>> START Input records

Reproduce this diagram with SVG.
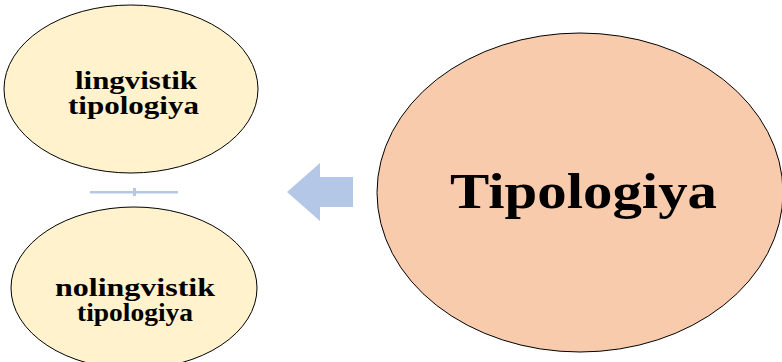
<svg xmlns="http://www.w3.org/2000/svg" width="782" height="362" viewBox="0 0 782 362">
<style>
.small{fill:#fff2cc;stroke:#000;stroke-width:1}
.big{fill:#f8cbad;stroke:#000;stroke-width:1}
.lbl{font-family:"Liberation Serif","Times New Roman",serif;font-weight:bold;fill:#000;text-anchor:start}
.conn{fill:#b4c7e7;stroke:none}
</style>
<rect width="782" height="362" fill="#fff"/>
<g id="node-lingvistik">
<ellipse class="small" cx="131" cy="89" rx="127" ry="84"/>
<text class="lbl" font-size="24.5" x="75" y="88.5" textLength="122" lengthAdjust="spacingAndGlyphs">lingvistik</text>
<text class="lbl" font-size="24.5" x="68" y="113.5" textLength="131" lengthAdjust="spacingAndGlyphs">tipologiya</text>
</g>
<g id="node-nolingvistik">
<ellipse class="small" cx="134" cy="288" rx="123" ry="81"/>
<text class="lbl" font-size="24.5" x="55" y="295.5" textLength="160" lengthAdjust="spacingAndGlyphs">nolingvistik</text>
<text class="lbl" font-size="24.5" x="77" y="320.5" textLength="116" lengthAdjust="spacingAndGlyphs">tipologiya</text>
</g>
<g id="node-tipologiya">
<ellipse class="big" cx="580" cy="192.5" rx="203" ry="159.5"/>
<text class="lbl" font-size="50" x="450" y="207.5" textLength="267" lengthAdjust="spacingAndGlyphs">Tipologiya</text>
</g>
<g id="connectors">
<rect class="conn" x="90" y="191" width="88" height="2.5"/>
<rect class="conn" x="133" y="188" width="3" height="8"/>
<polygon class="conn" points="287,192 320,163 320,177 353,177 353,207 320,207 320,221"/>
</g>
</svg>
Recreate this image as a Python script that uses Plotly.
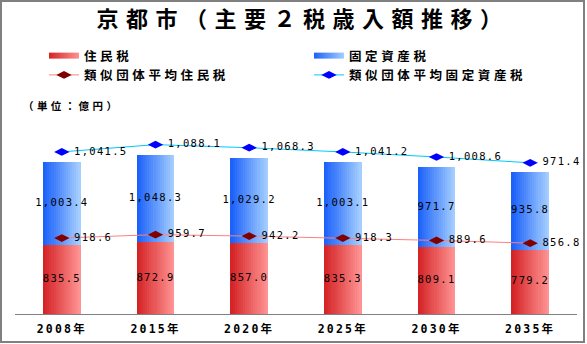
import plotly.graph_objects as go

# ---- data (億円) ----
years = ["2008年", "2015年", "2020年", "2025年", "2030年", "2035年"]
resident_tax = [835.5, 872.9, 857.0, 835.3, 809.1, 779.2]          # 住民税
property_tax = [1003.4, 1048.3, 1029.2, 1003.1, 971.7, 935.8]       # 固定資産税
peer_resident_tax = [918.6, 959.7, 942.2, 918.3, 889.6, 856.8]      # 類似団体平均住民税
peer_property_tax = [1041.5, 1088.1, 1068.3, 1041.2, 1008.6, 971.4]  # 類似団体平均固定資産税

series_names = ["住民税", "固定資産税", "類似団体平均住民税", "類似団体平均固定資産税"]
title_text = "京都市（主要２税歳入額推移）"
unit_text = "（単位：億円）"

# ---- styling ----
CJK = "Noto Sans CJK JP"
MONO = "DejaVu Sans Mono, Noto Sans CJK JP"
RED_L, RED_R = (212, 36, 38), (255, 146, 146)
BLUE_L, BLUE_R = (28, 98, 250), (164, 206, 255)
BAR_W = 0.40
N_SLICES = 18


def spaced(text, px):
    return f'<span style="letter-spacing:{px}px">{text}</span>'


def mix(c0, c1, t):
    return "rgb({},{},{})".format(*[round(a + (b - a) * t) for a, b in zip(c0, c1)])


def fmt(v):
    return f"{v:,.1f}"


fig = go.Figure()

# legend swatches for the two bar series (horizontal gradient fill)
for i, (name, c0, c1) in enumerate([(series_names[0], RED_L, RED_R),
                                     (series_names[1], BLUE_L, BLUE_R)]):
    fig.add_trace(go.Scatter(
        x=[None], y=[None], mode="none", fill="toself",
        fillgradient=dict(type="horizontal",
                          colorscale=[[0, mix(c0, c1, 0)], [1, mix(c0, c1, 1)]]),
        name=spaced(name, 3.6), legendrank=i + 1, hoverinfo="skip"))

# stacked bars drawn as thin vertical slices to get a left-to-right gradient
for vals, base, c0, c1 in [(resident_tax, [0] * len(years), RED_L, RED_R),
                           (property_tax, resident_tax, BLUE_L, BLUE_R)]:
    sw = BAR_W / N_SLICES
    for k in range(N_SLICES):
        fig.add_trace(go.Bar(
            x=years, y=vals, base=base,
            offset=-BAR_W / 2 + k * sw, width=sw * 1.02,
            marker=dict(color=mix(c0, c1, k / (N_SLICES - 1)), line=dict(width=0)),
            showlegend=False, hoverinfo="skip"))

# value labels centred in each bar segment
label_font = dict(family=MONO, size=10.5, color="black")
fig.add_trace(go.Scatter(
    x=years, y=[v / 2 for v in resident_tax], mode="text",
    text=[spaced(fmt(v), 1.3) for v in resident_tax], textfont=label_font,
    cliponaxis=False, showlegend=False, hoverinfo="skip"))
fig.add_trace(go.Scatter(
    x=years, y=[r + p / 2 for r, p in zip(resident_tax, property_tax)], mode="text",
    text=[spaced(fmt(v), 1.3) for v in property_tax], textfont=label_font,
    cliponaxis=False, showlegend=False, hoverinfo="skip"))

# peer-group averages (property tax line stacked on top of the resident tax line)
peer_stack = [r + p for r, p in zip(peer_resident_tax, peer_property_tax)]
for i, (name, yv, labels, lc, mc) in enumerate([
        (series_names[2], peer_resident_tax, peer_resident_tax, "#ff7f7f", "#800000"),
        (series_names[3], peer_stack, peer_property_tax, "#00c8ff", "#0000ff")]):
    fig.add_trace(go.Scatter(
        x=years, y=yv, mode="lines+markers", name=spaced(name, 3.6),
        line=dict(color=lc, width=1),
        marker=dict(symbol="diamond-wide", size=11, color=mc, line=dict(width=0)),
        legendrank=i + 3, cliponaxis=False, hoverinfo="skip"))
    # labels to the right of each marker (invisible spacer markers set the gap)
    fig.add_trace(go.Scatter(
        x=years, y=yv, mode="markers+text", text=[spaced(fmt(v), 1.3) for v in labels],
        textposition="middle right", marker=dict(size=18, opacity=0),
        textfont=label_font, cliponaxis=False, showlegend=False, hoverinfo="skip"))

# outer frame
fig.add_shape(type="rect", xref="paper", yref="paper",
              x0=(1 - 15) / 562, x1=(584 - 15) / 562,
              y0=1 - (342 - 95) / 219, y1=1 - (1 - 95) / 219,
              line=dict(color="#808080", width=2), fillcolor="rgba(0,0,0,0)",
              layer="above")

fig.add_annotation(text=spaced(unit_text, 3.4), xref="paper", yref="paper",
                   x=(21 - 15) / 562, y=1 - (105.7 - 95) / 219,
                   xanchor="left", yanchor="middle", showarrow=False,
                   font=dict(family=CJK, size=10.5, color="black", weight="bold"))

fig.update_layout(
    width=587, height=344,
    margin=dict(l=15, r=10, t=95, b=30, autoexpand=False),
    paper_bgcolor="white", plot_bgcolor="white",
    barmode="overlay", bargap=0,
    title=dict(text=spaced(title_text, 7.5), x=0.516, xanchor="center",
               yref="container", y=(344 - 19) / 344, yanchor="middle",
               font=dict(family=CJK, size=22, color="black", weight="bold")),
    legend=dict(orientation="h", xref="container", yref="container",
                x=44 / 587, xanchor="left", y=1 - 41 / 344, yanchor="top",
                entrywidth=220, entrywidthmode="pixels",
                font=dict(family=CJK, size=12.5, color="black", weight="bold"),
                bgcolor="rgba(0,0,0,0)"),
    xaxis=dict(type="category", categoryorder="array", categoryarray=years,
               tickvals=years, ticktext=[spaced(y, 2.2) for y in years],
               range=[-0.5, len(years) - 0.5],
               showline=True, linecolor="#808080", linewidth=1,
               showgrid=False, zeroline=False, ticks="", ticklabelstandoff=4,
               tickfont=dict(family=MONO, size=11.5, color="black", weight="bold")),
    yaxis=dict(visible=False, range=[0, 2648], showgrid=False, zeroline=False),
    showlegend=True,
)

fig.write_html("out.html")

>> END Input records

• Requirement
Write out the entries again, exactly as given, skipping any images.

• Answer
Reproduce this diagram with SVG.
<svg xmlns="http://www.w3.org/2000/svg" width="782" height="362" viewBox="0 0 782 362">
<style>
.small{fill:#fff2cc;stroke:#000;stroke-width:1}
.big{fill:#f8cbad;stroke:#000;stroke-width:1}
.lbl{font-family:"Liberation Serif","Times New Roman",serif;font-weight:bold;fill:#000;text-anchor:start}
.conn{fill:#b4c7e7;stroke:none}
</style>
<rect width="782" height="362" fill="#fff"/>
<g id="node-lingvistik">
<ellipse class="small" cx="131" cy="89" rx="127" ry="84"/>
<text class="lbl" font-size="24.5" x="75" y="88.5" textLength="122" lengthAdjust="spacingAndGlyphs">lingvistik</text>
<text class="lbl" font-size="24.5" x="68" y="113.5" textLength="131" lengthAdjust="spacingAndGlyphs">tipologiya</text>
</g>
<g id="node-nolingvistik">
<ellipse class="small" cx="134" cy="288" rx="123" ry="81"/>
<text class="lbl" font-size="24.5" x="55" y="295.5" textLength="160" lengthAdjust="spacingAndGlyphs">nolingvistik</text>
<text class="lbl" font-size="24.5" x="77" y="320.5" textLength="116" lengthAdjust="spacingAndGlyphs">tipologiya</text>
</g>
<g id="node-tipologiya">
<ellipse class="big" cx="580" cy="192.5" rx="203" ry="159.5"/>
<text class="lbl" font-size="50" x="450" y="207.5" textLength="267" lengthAdjust="spacingAndGlyphs">Tipologiya</text>
</g>
<g id="connectors">
<rect class="conn" x="90" y="191" width="88" height="2.5"/>
<rect class="conn" x="133" y="188" width="3" height="8"/>
<polygon class="conn" points="287,192 320,163 320,177 353,177 353,207 320,207 320,221"/>
</g>
</svg>
Recreate this image as a Python script that uses Plotly.
import plotly.graph_objects as go

# ---- data (億円) ----
years = ["2008年", "2015年", "2020年", "2025年", "2030年", "2035年"]
resident_tax = [835.5, 872.9, 857.0, 835.3, 809.1, 779.2]          # 住民税
property_tax = [1003.4, 1048.3, 1029.2, 1003.1, 971.7, 935.8]       # 固定資産税
peer_resident_tax = [918.6, 959.7, 942.2, 918.3, 889.6, 856.8]      # 類似団体平均住民税
peer_property_tax = [1041.5, 1088.1, 1068.3, 1041.2, 1008.6, 971.4]  # 類似団体平均固定資産税

series_names = ["住民税", "固定資産税", "類似団体平均住民税", "類似団体平均固定資産税"]
title_text = "京都市（主要２税歳入額推移）"
unit_text = "（単位：億円）"

# ---- styling ----
CJK = "Noto Sans CJK JP"
MONO = "DejaVu Sans Mono, Noto Sans CJK JP"
RED_L, RED_R = (212, 36, 38), (255, 146, 146)
BLUE_L, BLUE_R = (28, 98, 250), (164, 206, 255)
BAR_W = 0.40
N_SLICES = 18


def spaced(text, px):
    return f'<span style="letter-spacing:{px}px">{text}</span>'


def mix(c0, c1, t):
    return "rgb({},{},{})".format(*[round(a + (b - a) * t) for a, b in zip(c0, c1)])


def fmt(v):
    return f"{v:,.1f}"


fig = go.Figure()

# legend swatches for the two bar series (horizontal gradient fill)
for i, (name, c0, c1) in enumerate([(series_names[0], RED_L, RED_R),
                                     (series_names[1], BLUE_L, BLUE_R)]):
    fig.add_trace(go.Scatter(
        x=[None], y=[None], mode="none", fill="toself",
        fillgradient=dict(type="horizontal",
                          colorscale=[[0, mix(c0, c1, 0)], [1, mix(c0, c1, 1)]]),
        name=spaced(name, 3.6), legendrank=i + 1, hoverinfo="skip"))

# stacked bars drawn as thin vertical slices to get a left-to-right gradient
for vals, base, c0, c1 in [(resident_tax, [0] * len(years), RED_L, RED_R),
                           (property_tax, resident_tax, BLUE_L, BLUE_R)]:
    sw = BAR_W / N_SLICES
    for k in range(N_SLICES):
        fig.add_trace(go.Bar(
            x=years, y=vals, base=base,
            offset=-BAR_W / 2 + k * sw, width=sw * 1.02,
            marker=dict(color=mix(c0, c1, k / (N_SLICES - 1)), line=dict(width=0)),
            showlegend=False, hoverinfo="skip"))

# value labels centred in each bar segment
label_font = dict(family=MONO, size=10.5, color="black")
fig.add_trace(go.Scatter(
    x=years, y=[v / 2 for v in resident_tax], mode="text",
    text=[spaced(fmt(v), 1.3) for v in resident_tax], textfont=label_font,
    cliponaxis=False, showlegend=False, hoverinfo="skip"))
fig.add_trace(go.Scatter(
    x=years, y=[r + p / 2 for r, p in zip(resident_tax, property_tax)], mode="text",
    text=[spaced(fmt(v), 1.3) for v in property_tax], textfont=label_font,
    cliponaxis=False, showlegend=False, hoverinfo="skip"))

# peer-group averages (property tax line stacked on top of the resident tax line)
peer_stack = [r + p for r, p in zip(peer_resident_tax, peer_property_tax)]
for i, (name, yv, labels, lc, mc) in enumerate([
        (series_names[2], peer_resident_tax, peer_resident_tax, "#ff7f7f", "#800000"),
        (series_names[3], peer_stack, peer_property_tax, "#00c8ff", "#0000ff")]):
    fig.add_trace(go.Scatter(
        x=years, y=yv, mode="lines+markers", name=spaced(name, 3.6),
        line=dict(color=lc, width=1),
        marker=dict(symbol="diamond-wide", size=11, color=mc, line=dict(width=0)),
        legendrank=i + 3, cliponaxis=False, hoverinfo="skip"))
    # labels to the right of each marker (invisible spacer markers set the gap)
    fig.add_trace(go.Scatter(
        x=years, y=yv, mode="markers+text", text=[spaced(fmt(v), 1.3) for v in labels],
        textposition="middle right", marker=dict(size=18, opacity=0),
        textfont=label_font, cliponaxis=False, showlegend=False, hoverinfo="skip"))

# outer frame
fig.add_shape(type="rect", xref="paper", yref="paper",
              x0=(1 - 15) / 562, x1=(584 - 15) / 562,
              y0=1 - (342 - 95) / 219, y1=1 - (1 - 95) / 219,
              line=dict(color="#808080", width=2), fillcolor="rgba(0,0,0,0)",
              layer="above")

fig.add_annotation(text=spaced(unit_text, 3.4), xref="paper", yref="paper",
                   x=(21 - 15) / 562, y=1 - (105.7 - 95) / 219,
                   xanchor="left", yanchor="middle", showarrow=False,
                   font=dict(family=CJK, size=10.5, color="black", weight="bold"))

fig.update_layout(
    width=587, height=344,
    margin=dict(l=15, r=10, t=95, b=30, autoexpand=False),
    paper_bgcolor="white", plot_bgcolor="white",
    barmode="overlay", bargap=0,
    title=dict(text=spaced(title_text, 7.5), x=0.516, xanchor="center",
               yref="container", y=(344 - 19) / 344, yanchor="middle",
               font=dict(family=CJK, size=22, color="black", weight="bold")),
    legend=dict(orientation="h", xref="container", yref="container",
                x=44 / 587, xanchor="left", y=1 - 41 / 344, yanchor="top",
                entrywidth=220, entrywidthmode="pixels",
                font=dict(family=CJK, size=12.5, color="black", weight="bold"),
                bgcolor="rgba(0,0,0,0)"),
    xaxis=dict(type="category", categoryorder="array", categoryarray=years,
               tickvals=years, ticktext=[spaced(y, 2.2) for y in years],
               range=[-0.5, len(years) - 0.5],
               showline=True, linecolor="#808080", linewidth=1,
               showgrid=False, zeroline=False, ticks="", ticklabelstandoff=4,
               tickfont=dict(family=MONO, size=11.5, color="black", weight="bold")),
    yaxis=dict(visible=False, range=[0, 2648], showgrid=False, zeroline=False),
    showlegend=True,
)

fig.write_html("out.html")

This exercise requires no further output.